SOURCE EXCERPT
====

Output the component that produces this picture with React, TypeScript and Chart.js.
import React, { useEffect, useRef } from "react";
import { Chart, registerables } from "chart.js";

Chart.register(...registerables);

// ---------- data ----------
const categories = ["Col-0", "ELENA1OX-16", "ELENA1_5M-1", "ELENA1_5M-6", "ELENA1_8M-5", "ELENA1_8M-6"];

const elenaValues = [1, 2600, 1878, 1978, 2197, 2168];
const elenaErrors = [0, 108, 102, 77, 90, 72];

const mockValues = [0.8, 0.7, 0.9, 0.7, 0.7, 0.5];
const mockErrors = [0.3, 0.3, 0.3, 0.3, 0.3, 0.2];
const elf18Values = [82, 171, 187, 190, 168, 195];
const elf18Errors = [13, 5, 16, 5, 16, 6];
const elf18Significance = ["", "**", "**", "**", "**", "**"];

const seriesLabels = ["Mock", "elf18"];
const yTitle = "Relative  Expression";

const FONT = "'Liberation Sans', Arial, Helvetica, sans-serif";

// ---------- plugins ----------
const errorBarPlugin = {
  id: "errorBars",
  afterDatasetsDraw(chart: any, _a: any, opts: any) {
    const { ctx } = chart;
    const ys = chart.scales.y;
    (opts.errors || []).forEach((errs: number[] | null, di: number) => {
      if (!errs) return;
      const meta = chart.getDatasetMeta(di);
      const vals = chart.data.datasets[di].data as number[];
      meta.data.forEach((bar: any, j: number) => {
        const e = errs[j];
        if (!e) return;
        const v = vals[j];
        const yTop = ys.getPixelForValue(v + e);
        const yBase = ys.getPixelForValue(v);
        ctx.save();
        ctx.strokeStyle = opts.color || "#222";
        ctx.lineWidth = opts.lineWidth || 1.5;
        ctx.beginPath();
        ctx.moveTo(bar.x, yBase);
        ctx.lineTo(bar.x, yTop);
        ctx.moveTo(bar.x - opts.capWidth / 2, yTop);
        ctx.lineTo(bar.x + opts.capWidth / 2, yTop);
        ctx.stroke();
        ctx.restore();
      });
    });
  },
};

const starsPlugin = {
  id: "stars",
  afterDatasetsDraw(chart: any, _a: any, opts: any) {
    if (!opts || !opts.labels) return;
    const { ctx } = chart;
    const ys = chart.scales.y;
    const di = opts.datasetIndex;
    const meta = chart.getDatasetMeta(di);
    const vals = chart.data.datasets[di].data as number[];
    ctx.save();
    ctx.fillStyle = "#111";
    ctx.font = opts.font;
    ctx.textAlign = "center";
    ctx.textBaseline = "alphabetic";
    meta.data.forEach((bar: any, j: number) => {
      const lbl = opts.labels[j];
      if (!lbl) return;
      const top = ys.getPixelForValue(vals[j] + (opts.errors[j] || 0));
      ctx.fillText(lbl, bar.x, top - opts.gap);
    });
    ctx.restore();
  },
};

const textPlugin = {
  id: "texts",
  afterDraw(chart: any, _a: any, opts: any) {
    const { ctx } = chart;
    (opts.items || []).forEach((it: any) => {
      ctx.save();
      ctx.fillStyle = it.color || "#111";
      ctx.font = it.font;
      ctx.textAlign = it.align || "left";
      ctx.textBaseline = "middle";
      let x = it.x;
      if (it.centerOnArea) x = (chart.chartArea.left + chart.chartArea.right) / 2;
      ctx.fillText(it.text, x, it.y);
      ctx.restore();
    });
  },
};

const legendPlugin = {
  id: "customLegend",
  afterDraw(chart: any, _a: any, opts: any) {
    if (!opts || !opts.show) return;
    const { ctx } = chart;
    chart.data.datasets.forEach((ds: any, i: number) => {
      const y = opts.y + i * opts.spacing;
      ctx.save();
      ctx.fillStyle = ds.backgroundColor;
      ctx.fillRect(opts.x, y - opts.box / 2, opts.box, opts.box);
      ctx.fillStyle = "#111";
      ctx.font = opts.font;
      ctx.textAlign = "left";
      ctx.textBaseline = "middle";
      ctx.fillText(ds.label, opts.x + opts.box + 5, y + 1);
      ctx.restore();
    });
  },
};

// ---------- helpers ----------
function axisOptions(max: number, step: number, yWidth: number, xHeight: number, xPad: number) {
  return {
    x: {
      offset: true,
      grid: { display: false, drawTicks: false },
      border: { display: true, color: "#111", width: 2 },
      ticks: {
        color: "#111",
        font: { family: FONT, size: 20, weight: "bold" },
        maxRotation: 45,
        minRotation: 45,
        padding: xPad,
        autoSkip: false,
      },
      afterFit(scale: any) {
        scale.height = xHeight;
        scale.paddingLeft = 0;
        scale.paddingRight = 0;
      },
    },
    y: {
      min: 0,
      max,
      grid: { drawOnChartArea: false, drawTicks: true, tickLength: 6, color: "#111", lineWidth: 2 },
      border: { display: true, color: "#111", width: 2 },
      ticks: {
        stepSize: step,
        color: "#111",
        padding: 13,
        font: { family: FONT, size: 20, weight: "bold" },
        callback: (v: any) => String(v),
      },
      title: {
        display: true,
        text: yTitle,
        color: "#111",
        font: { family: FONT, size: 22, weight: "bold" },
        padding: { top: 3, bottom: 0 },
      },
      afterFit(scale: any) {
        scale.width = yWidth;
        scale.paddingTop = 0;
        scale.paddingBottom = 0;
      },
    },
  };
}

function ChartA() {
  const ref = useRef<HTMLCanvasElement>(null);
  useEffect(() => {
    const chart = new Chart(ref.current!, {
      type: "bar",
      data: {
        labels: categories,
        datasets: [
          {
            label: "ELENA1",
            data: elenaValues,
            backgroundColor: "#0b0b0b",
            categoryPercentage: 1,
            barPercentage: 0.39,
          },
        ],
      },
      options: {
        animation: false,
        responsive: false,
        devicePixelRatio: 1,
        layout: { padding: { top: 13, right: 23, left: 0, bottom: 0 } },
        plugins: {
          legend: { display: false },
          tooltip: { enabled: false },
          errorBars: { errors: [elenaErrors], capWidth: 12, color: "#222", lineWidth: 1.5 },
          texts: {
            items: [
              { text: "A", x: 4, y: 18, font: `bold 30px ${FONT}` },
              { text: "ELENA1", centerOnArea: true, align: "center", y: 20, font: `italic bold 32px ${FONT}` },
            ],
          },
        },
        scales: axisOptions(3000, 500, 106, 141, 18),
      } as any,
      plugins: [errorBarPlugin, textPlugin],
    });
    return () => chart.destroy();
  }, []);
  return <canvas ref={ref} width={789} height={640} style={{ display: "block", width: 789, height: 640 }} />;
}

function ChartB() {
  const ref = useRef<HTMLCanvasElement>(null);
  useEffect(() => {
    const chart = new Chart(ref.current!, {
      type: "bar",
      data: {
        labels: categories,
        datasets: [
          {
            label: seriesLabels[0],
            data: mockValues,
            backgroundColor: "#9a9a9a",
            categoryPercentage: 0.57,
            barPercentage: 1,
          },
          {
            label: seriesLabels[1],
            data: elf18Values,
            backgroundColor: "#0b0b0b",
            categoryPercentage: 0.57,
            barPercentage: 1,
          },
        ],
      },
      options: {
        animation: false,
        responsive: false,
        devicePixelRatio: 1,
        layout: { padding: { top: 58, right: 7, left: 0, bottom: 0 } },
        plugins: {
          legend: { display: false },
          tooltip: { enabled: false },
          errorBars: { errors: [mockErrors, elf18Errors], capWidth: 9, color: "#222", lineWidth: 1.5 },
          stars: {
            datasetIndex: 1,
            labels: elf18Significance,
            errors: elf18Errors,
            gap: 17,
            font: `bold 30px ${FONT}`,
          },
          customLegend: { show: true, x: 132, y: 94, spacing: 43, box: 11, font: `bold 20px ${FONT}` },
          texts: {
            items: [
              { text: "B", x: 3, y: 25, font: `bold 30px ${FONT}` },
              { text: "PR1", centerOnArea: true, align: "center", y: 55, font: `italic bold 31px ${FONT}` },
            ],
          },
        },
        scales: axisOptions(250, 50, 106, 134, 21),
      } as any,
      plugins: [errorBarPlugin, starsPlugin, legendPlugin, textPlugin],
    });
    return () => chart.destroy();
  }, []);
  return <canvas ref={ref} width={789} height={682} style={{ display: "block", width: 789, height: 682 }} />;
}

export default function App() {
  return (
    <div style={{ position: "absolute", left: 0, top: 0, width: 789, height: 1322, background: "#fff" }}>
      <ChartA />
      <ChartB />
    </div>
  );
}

====

Return the lines above precisely as they appear, beginning at the first line and ending at the line with "const elenaErrors = [0, 108, 102, 77, 90, 72];", and nothing after it.

CORRECT ANSWER
Output the component that produces this picture with React, TypeScript and Chart.js.
import React, { useEffect, useRef } from "react";
import { Chart, registerables } from "chart.js";

Chart.register(...registerables);

// ---------- data ----------
const categories = ["Col-0", "ELENA1OX-16", "ELENA1_5M-1", "ELENA1_5M-6", "ELENA1_8M-5", "ELENA1_8M-6"];

const elenaValues = [1, 2600, 1878, 1978, 2197, 2168];
const elenaErrors = [0, 108, 102, 77, 90, 72];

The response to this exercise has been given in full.